Stability and variational analysis of cavity solitons under various perturbations

Abstract

We theoretically investigate the dynamics and stability of a temporal cavity soliton (CS) excited inside a silicon-based microresonator that exhibits free-carrier generation as a result of two-photon absorption (TPA). The optical propagation of the CS is modeled through a mean-field Lugiato-Lefever equation (LLE) coupled with an ordinary differential equation accounting for the generation of free carriers owing to TPA. The CS experiences several perturbations (like intrapulse Raman scattering (IRS), TPA, free-carrier absorption (FCA), free-carrier dispersion (FCD), etc.) during its round-trip evolution inside the cavity. We develop a full variational analysis based on a Ritz optimization principle which is useful in deriving simple analytical expressions describing the dynamics of individual pulse parameters of the CS under perturbation.

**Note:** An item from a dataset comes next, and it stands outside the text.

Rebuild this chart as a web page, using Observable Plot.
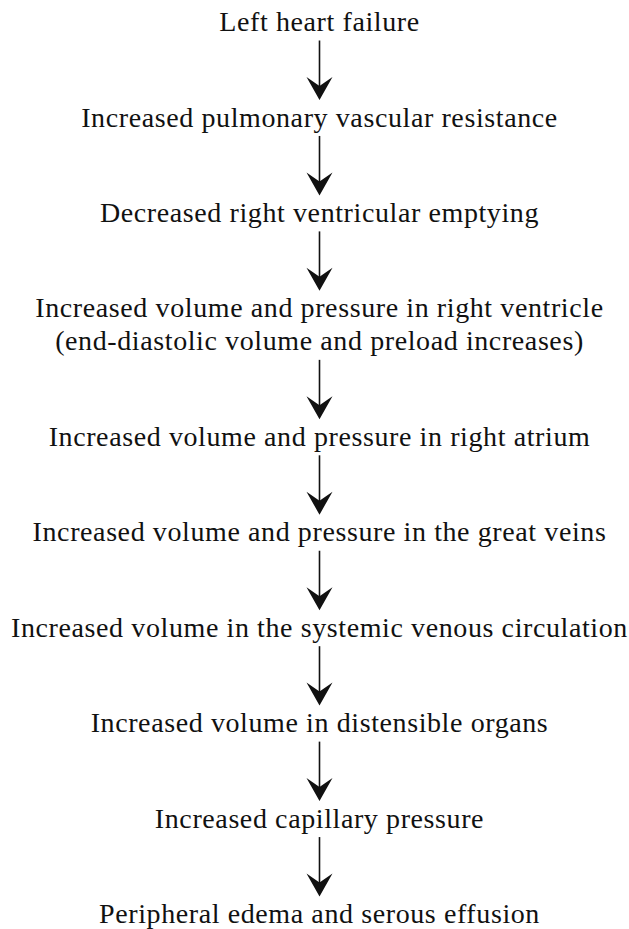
<!DOCTYPE html>
<html><head><meta charset="utf-8">
<script src="https://cdn.jsdelivr.net/npm/d3@7"></script>
<script src="https://cdn.jsdelivr.net/npm/@observablehq/plot@0.6"></script>
<style>body{margin:0;background:#fff}</style>
</head><body><div id="chart"></div>
<script>
const steps = [
  "Left heart failure",
  "Increased pulmonary vascular resistance",
  "Decreased right ventricular emptying",
  "Increased volume and pressure in right ventricle\n(end-diastolic volume and preload increases)",
  "Increased volume and pressure in right atrium",
  "Increased volume and pressure in the great veins",
  "Increased volume in the systemic venous circulation",
  "Increased volume in distensible organs",
  "Increased capillary pressure",
  "Peripheral edema and serous effusion"
];
const lane = "main";

// layout units (px-like) used only to build the y positions fed to the y scale
const lineUnit = 33, gapUnit = 62.4;
const nodes = [];
let acc = 0, prevN = 0;
steps.forEach((label, i) => {
  const n = label.split("\n").length;
  if (i > 0) acc += (prevN / 2) * lineUnit + gapUnit + (n / 2) * lineUnit;
  nodes.push({label, n, y: acc, lane});
  prevN = n;
});
const arrows = d3.pairs(nodes).map(([a, b]) => {
  const from = a.y + (a.n - 1) * lineUnit / 2 + 20;
  const tip = b.y - (b.n - 1) * lineUnit / 2 - 16;
  return {lane, from, tip, shaftEnd: tip - 12};
});

const arrowHead = {
  draw(context) {
    context.moveTo(0, 0);
    context.lineTo(-13, -23);
    context.lineTo(0, -14);
    context.lineTo(13, -23);
    context.closePath();
  }
};

const chart = Plot.plot({
  width: 629,
  height: 929,
  marginTop: 20,
  marginBottom: 17,
  marginLeft: 9,
  marginRight: 0,
  style: {background: "#fff", letterSpacing: "0.6px"},
  x: {type: "point", domain: [lane], axis: null},
  y: {domain: [0, acc], reverse: true, axis: null},
  marks: [
    Plot.link(arrows, {x1: "lane", x2: "lane", y1: "from", y2: "shaftEnd", stroke: "#111", strokeWidth: 1.6}),
    Plot.dot(arrows, {x: "lane", y: "tip", symbol: arrowHead, r: 13, fill: "#111", stroke: "none"}),
    Plot.text(nodes, {x: "lane", y: "y", text: "label", fontSize: 28, fontFamily: "Liberation Serif", lineHeight: 1.18, fill: "#111"})
  ]
});
document.getElementById("chart").appendChild(chart);
</script>
</body></html>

TPA and FCA limit the efficient comb generation and modify the stability condition of the CS. We determine the critical condition of stability modified due to TPA and derive closed-form expressions of the saturated amplitude and width of stable CS. We perform detailed modulation-instability analysis and obtain stability condition against perturbations of steady-state solution of LLE. The CS experiences FCD which leads to a temporal acceleration resulting in spectral blueshift. Exploiting the variational analysis, we estimate these temporal and spectral shifts. We also include IRS in our perturbation theory and analytically estimate the frequency redshifting. Finally, we study the effect of pump-phase-modulation on a stable CS. All our analytical results are found to be in good agreement with the data obtained from the full numerical solution of LLE.